------ Rows

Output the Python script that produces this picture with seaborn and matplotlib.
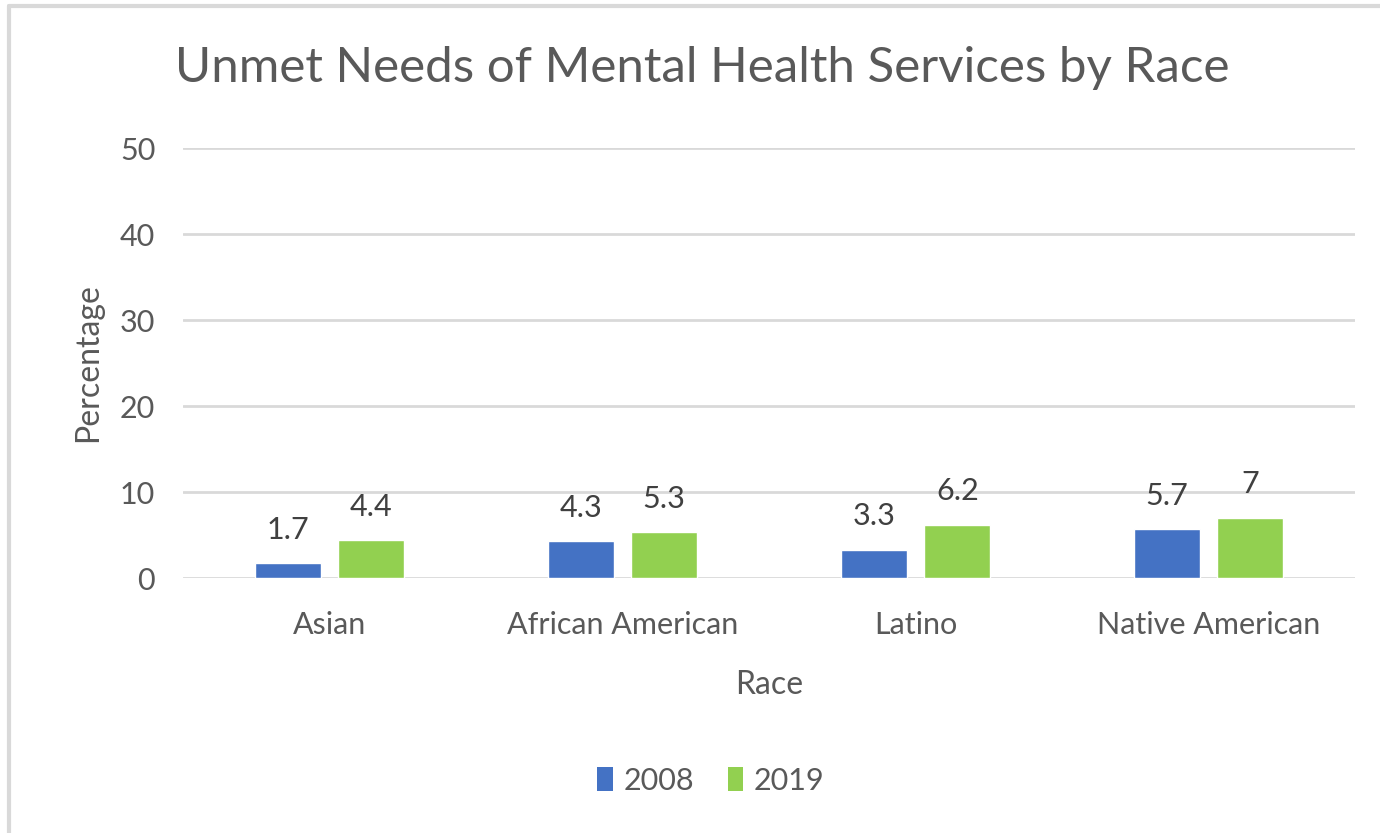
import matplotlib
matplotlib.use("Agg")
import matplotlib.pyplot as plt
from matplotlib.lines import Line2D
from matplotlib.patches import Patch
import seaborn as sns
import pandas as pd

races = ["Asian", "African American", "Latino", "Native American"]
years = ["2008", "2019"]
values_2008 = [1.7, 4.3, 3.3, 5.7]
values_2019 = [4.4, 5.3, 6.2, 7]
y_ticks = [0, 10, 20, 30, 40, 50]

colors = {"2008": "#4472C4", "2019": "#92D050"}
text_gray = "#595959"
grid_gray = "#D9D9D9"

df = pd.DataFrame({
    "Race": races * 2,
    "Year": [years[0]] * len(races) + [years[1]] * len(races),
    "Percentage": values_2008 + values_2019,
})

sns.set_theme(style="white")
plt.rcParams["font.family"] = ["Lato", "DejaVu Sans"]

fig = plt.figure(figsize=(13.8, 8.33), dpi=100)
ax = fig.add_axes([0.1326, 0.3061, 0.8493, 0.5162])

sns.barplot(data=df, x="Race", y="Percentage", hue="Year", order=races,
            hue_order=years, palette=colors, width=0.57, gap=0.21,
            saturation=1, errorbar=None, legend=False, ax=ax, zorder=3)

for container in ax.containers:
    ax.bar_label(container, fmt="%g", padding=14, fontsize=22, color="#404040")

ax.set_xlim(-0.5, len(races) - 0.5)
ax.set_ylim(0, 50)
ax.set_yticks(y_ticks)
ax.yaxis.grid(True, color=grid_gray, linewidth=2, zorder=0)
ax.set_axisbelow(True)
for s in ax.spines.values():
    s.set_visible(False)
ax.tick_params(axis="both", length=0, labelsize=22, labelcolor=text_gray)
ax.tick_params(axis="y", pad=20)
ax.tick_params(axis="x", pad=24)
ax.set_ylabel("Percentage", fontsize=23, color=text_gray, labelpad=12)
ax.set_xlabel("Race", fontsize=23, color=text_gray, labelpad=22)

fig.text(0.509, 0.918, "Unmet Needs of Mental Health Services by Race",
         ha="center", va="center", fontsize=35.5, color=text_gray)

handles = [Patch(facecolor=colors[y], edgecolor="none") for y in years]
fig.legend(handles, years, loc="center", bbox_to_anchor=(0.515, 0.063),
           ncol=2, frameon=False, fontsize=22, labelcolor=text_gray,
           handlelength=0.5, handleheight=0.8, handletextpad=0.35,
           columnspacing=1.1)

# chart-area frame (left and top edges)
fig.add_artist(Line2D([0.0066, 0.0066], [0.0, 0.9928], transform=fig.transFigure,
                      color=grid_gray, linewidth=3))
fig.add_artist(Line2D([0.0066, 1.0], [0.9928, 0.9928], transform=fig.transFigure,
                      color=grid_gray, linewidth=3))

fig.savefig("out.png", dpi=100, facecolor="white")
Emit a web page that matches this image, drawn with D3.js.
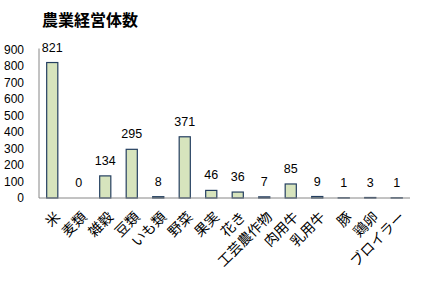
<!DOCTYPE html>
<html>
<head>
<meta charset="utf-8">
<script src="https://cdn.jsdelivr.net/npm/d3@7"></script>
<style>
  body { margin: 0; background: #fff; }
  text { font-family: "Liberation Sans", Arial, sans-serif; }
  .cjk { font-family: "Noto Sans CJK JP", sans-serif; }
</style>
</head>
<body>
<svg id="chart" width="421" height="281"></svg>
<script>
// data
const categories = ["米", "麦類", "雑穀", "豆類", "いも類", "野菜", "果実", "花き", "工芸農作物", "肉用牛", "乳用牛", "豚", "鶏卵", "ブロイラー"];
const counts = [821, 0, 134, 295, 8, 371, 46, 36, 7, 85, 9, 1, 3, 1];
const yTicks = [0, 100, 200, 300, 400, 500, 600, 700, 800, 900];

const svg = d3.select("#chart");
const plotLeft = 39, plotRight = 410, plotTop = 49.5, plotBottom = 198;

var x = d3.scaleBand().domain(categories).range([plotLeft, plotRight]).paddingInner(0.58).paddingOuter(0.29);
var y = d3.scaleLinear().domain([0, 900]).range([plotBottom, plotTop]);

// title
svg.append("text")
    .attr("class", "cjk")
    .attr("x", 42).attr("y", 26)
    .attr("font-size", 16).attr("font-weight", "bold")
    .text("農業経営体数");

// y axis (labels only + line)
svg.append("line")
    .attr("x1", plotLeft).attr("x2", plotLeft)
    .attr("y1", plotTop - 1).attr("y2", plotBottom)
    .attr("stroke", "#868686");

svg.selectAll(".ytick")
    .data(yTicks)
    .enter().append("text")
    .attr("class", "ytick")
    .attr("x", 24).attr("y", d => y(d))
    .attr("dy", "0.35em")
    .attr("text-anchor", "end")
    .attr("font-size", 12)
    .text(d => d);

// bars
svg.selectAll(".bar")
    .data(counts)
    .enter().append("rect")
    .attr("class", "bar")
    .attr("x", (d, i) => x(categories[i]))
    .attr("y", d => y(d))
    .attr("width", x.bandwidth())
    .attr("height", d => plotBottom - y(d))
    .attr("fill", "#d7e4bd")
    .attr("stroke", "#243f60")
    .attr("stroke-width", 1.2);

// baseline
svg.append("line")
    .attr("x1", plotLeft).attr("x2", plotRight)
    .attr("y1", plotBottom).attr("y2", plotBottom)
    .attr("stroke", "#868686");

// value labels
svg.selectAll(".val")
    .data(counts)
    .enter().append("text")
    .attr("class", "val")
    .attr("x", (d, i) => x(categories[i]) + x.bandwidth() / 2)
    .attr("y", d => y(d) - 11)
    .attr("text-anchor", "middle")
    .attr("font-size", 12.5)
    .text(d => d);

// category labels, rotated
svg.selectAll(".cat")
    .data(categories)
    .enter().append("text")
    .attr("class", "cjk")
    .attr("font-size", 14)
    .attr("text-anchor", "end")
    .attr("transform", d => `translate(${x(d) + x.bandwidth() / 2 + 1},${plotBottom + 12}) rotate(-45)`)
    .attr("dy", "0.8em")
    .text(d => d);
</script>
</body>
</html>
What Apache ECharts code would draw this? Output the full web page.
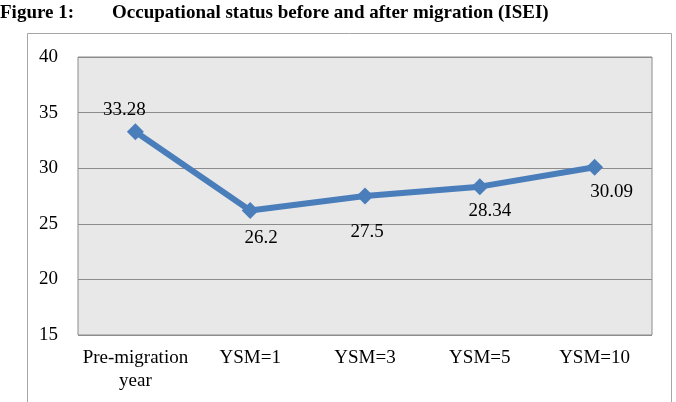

------------

Restate, line by line and word for word, everything from the top of the material through the line that contains "y_ticks = [0, 10, 20, 30, 40, 50]". Leave pictures out.

Solution to this task ▸
Output the Python script that produces this picture with seaborn and matplotlib.
import matplotlib
matplotlib.use("Agg")
import matplotlib.pyplot as plt
from matplotlib.lines import Line2D
from matplotlib.patches import Patch
import seaborn as sns
import pandas as pd

races = ["Asian", "African American", "Latino", "Native American"]
years = ["2008", "2019"]
values_2008 = [1.7, 4.3, 3.3, 5.7]
values_2019 = [4.4, 5.3, 6.2, 7]
y_ticks = [0, 10, 20, 30, 40, 50]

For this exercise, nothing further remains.